To be ready for this trecena requires having learned the lessons of the one that ended before it. The sensing organs must be cleansed of trickery and spectacle—this is the mark of the ending Jaguar. The old illusions no longer work. Time reflects this transition in a timeless way: we are at an eternal moment where we must stop falling for the same acts, the same enchantments.
In truth, this is what is wrong. We all know what is real and factual, yet that knowing feels incompatible with what we are allowed to afford in this “real” world. To function within this fiduciary prison we call modernity, we abandon common sense—that is, sanity itself. As this continues, if we do not take flight, we will keep marching into a madness where systems function only because they do not make sense.
After reading this, you can choose to blend in—functioning within the dysfunctional, stumbling over the falling stones of a crumbling pyramid, not to climb toward wellbeing but simply to avoid being buried.
Or you can open your wings and fly toward common sense—losing connection to what is called “reality,” but discovering instead the soft winds of spirit and a soul at peace.
To fly, sight must be recovered. This trecena exists to facilitate that recovery—if you are brave enough to enter it. Recovering sight means knowing where you are flying to: a real place, an island, a fragile branch. Whatever ground you choose, it must be solid, coherent, aligned with spirit, and conducive to health.
Do not let the winds deceive you. Wind is like money: it keeps you aloft, but without direction it will carry you far into frozen oceans where no land exists.

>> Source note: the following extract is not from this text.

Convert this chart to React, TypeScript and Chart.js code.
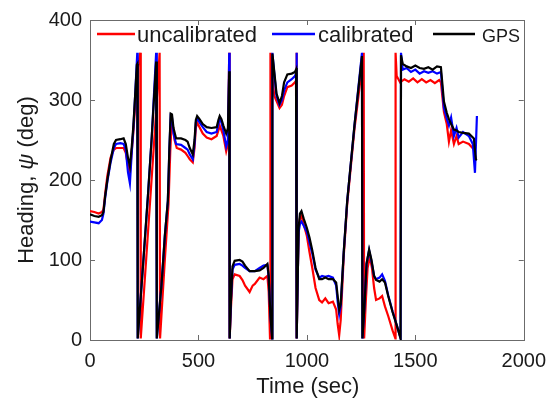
import React, { useEffect, useRef } from 'react';
import { Chart, registerables } from 'chart.js';

Chart.register(...registerables);

// ---- data (time in sec, heading in deg) ----
const xTicks = [0, 500, 1000, 1500, 2000];
const yTicks = [0, 100, 200, 300, 400];

const uncalibrated: [number, number][] = [
  [0,161],[20,160],[40,158],[55,160],[62,163],[70,183],[80,205],[95,228],[110,238],[120,240],[140,240],[155,240],[165,234],[175,218],[184,210],[192,235],[200,260],[210,300],[222,345],[232,359],[234,2],
  [255,85],[280,185],[300,265],[318,345],[321,359],[323,2],
  [345,100],[362,170],[370,235],[376,270],[382,268],[390,250],[400,240],[420,238],[440,234],[450,230],[460,226],[474,222],[482,240],[488,265],[494,272],[505,266],[520,258],[538,253],[560,251],[584,255],[592,262],[598,268],[606,262],[615,255],[628,236],[636,245],[642,359],[644,2],
  [650,40],[657,76],[667,82],[690,80],[703,75],[715,68],[736,60],[750,68],[760,70],[782,78],[800,76],[818,80],[824,60],[830,2],[832,359],
  [840,330],[850,305],[874,290],[885,294],[895,305],[910,316],[930,318],[945,322],[950,324],[952,359],[954,2],
  [958,80],[962,140],[968,152],[975,155],[985,145],[1000,130],[1012,110],[1025,90],[1040,65],[1057,50],[1070,47],[1085,52],[1100,46],[1120,48],[1135,38],[1142,20],[1149,6],[1156,25],[1170,105],[1186,170],[1220,265],[1262,359],[1264,2],
  [1272,50],[1280,90],[1290,104],[1300,90],[1310,65],[1319,50],[1335,52],[1347,55],[1360,42],[1375,30],[1395,12],[1408,2],[1409,359],
  [1414,330],[1430,322],[1450,326],[1470,323],[1490,327],[1510,322],[1530,326],[1550,322],[1570,325],[1590,321],[1610,325],[1618,322],[1632,285],[1645,270],[1655,248],[1665,262],[1678,245],[1690,255],[1700,245],[1720,248],[1747,245],[1770,238],[1779,226]
];

const calibrated: [number, number][] = [
  [0,148],[20,147],[40,146],[55,150],[62,158],[70,178],[80,198],[95,222],[110,240],[120,245],[140,246],[155,245],[165,238],[175,210],[184,196],[192,232],[200,265],[208,305],[218,359],[220,2],
  [245,95],[267,180],[285,255],[305,359],[308,2],
  [330,70],[345,130],[359,174],[366,238],[372,280],[378,278],[385,258],[397,245],[420,244],[440,240],[450,238],[460,232],[474,226],[482,245],[488,272],[494,277],[505,272],[520,266],[538,260],[560,258],[584,260],[592,270],[598,276],[606,272],[615,262],[628,242],[636,250],[642,359],[644,2],
  [650,50],[657,88],[667,94],[690,95],[703,93],[715,90],[736,86],[760,86],[782,90],[800,93],[818,94],[824,78],[832,30],[840,2],[841,359],
  [848,338],[860,305],[874,294],[885,300],[895,312],[910,322],[930,326],[945,330],[950,333],[952,359],[954,2],
  [958,80],[962,135],[968,145],[975,148],[985,143],[1000,135],[1012,122],[1025,108],[1040,88],[1057,78],[1070,80],[1085,79],[1100,80],[1120,78],[1135,68],[1142,48],[1149,32],[1156,42],[1170,110],[1186,174],[1220,270],[1254,359],[1256,2],
  [1265,40],[1275,95],[1287,112],[1298,98],[1310,80],[1319,76],[1335,78],[1347,82],[1360,74],[1375,56],[1395,36],[1415,18],[1432,2],[1434,359],
  [1442,338],[1460,340],[1480,335],[1500,338],[1520,333],[1540,336],[1560,334],[1580,336],[1600,333],[1618,335],[1632,290],[1645,277],[1655,268],[1665,278],[1678,255],[1690,265],[1700,253],[1720,260],[1747,255],[1765,245],[1775,209],[1784,280]
];

const gps: [number, number][] = [
  [0,157],[20,155],[40,154],[55,156],[62,160],[70,180],[80,200],[95,225],[110,245],[120,250],[140,251],[155,252],[165,245],[175,228],[184,217],[192,240],[200,268],[208,305],[216,344],[218,345],[220,2],
  [245,95],[267,180],[285,255],[305,348],[308,2],
  [330,70],[345,130],[359,174],[366,240],[372,283],[378,282],[385,265],[397,252],[420,252],[440,250],[450,248],[460,240],[474,232],[482,250],[488,275],[494,280],[505,276],[520,270],[538,266],[560,265],[584,266],[592,275],[598,280],[606,276],[615,268],[628,258],[636,265],[642,336],[644,2],
  [650,50],[657,92],[667,99],[690,100],[703,98],[715,93],[736,86],[760,86],[782,87],[800,90],[818,95],[824,80],[832,30],[840,2],[841,358],
  [848,340],[860,308],[874,296],[885,305],[895,322],[910,332],[930,333],[945,335],[950,338],[952,340],[954,2],
  [958,80],[962,140],[968,158],[975,161],[985,152],[1000,140],[1012,128],[1025,112],[1040,90],[1057,76],[1070,76],[1085,78],[1100,76],[1120,76],[1135,72],[1142,55],[1149,38],[1156,45],[1170,110],[1186,174],[1220,270],[1254,355],[1256,2],
  [1265,40],[1275,95],[1287,113],[1298,100],[1310,80],[1319,75],[1335,73],[1347,76],[1360,72],[1375,55],[1395,35],[1415,18],[1432,2],[1434,356],
  [1442,345],[1460,342],[1480,340],[1500,343],[1520,340],[1540,339],[1560,341],[1580,338],[1600,342],[1618,341],[1632,298],[1645,284],[1655,276],[1665,270],[1678,263],[1690,262],[1700,260],[1720,259],[1747,258],[1770,252],[1779,226],[1784,225]
];

const seriesNames = ['uncalibrated', 'calibrated', 'GPS'];
const seriesColors = ['#ff0000', '#0000ff', '#000000'];

const FONT = '"Liberation Sans", Arial, Helvetica, sans-serif';
const AXIS_COLOR = '#6b6b6b';
const TEXT_COLOR = '#1a1a1a';

const decorPlugin = {
  id: 'decor',
  beforeDatasetsDraw(chart: any) {
    const { ctx, chartArea: a, scales } = chart;
    ctx.save();
    ctx.strokeStyle = AXIS_COLOR;
    ctx.lineWidth = 1;
    ctx.strokeRect(Math.round(a.left) + 0.5, Math.round(a.top) + 0.5, Math.round(a.right - a.left), Math.round(a.bottom - a.top));
    const tl = 5;
    ctx.beginPath();
    xTicks.forEach((v) => {
      const px = Math.round(scales.x.getPixelForValue(v)) + 0.5;
      ctx.moveTo(px, a.bottom); ctx.lineTo(px, a.bottom - tl);
      ctx.moveTo(px, a.top); ctx.lineTo(px, a.top + tl);
    });
    yTicks.forEach((v) => {
      const py = Math.round(scales.y.getPixelForValue(v)) + 0.5;
      ctx.moveTo(a.left, py); ctx.lineTo(a.left + tl, py);
      ctx.moveTo(a.right, py); ctx.lineTo(a.right - tl, py);
    });
    ctx.stroke();
    ctx.restore();
  },
  afterDraw(chart: any) {
    const { ctx, chartArea: a } = chart;
    ctx.save();
    // x title
    ctx.fillStyle = TEXT_COLOR;
    ctx.font = `22px ${FONT}`;
    ctx.textAlign = 'center';
    ctx.textBaseline = 'alphabetic';
    ctx.fillText('Time (sec)', (a.left + a.right) / 2 + 1, 393);
    // y title with italic psi
    const parts = [
      { t: 'Heading, ', f: `22px ${FONT}` },
      { t: 'ψ', f: `italic 22px ${FONT}` },
      { t: ' (deg)', f: `22px ${FONT}` },
    ];
    let total = 0;
    const widths = parts.map((p) => { ctx.font = p.f; const w = ctx.measureText(p.t).width; total += w; return w; });
    ctx.translate(33, (a.top + a.bottom) / 2);
    ctx.rotate(-Math.PI / 2);
    ctx.textAlign = 'left';
    let x = -total / 2;
    parts.forEach((p, i) => { ctx.font = p.f; ctx.fillText(p.t, x, 0); x += widths[i]; });
    ctx.restore();

    // legend
    ctx.save();
    const items = [
      { x1: 97, x2: 135, tx: 137, size: 22 },
      { x1: 272, x2: 315, tx: 318, size: 22 },
      { x1: 433, x2: 475, tx: 482, size: 18 },
    ];
    items.forEach((it, i) => {
      ctx.strokeStyle = seriesColors[i];
      ctx.lineWidth = 2.5;
      ctx.beginPath();
      ctx.moveTo(it.x1, 34); ctx.lineTo(it.x2, 34);
      ctx.stroke();
      ctx.fillStyle = TEXT_COLOR;
      ctx.font = `${it.size}px ${FONT}`;
      ctx.textAlign = 'left';
      ctx.textBaseline = 'alphabetic';
      ctx.fillText(seriesNames[i], it.tx, 42);
    });
    ctx.restore();
  },
};

export default function App() {
  const ref = useRef<HTMLCanvasElement | null>(null);
  useEffect(() => {
    document.body.style.margin = '0';
    if (!ref.current) return;
    const toPts = (arr: [number, number][]) => arr.map(([x, y]) => ({ x, y }));
    const sets = [uncalibrated, calibrated, gps];
    const chart = new Chart(ref.current, {
      type: 'line',
      data: {
        datasets: sets.map((s, i) => ({
          label: seriesNames[i],
          data: toPts(s),
          borderColor: seriesColors[i],
          backgroundColor: seriesColors[i],
          borderWidth: 2.2,
          pointRadius: 0,
          tension: 0,
          fill: false,
          order: 3 - i,
        })),
      },
      options: {
        responsive: false,
        animation: false,
        events: [],
        layout: { padding: { top: 18, right: 30, left: 0, bottom: 0 } },
        plugins: { legend: { display: false }, tooltip: { enabled: false }, title: { display: false } },
        scales: {
          x: {
            type: 'linear',
            min: 0,
            max: 2000,
            afterFit: (s: any) => { s.height = 60; },
            afterBuildTicks: (s: any) => { s.ticks = xTicks.map((v) => ({ value: v })); },
            ticks: { stepSize: 500, padding: 9, color: TEXT_COLOR, font: { family: FONT, size: 20 }, maxRotation: 0, autoSkip: false, callback: (v: any) => String(v) },
            grid: { display: false, drawTicks: false },
            border: { display: false },
          },
          y: {
            type: 'linear',
            min: 0,
            max: 400,
            afterFit: (s: any) => { s.width = 90; },
            afterBuildTicks: (s: any) => { s.ticks = yTicks.map((v) => ({ value: v })); },
            ticks: { stepSize: 100, padding: 8, color: TEXT_COLOR, font: { family: FONT, size: 20 }, autoSkip: false, callback: (v: any) => String(v) },
            grid: { display: false, drawTicks: false },
            border: { display: false },
          },
        },
      },
      plugins: [decorPlugin],
    });
    return () => chart.destroy();
  }, []);
  return <canvas ref={ref} width={555} height={400} style={{ display: 'block' }} />;
}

Proper Eagle requires shedding not only clothes but skin. At the beginning of this new solar cycle—beware of celebrating it by Gregorian measures—be prepared to sacrifice something in exchange for land, sanity, and a way of living that actually makes sense. Remember that spirit is immaterial: it responds not to pragmatic adequacy but to symbolic truth. Something may “work” materially, yet poison the soul if it lacks meaning or causes harm.
Letting go of apparent material stability in exchange for spiritual peace is always a worthy trade. Just be certain the sacrifice is made consciously, by choice and mastery—not imposed because deceptive winds carried you somewhere you never intended to go.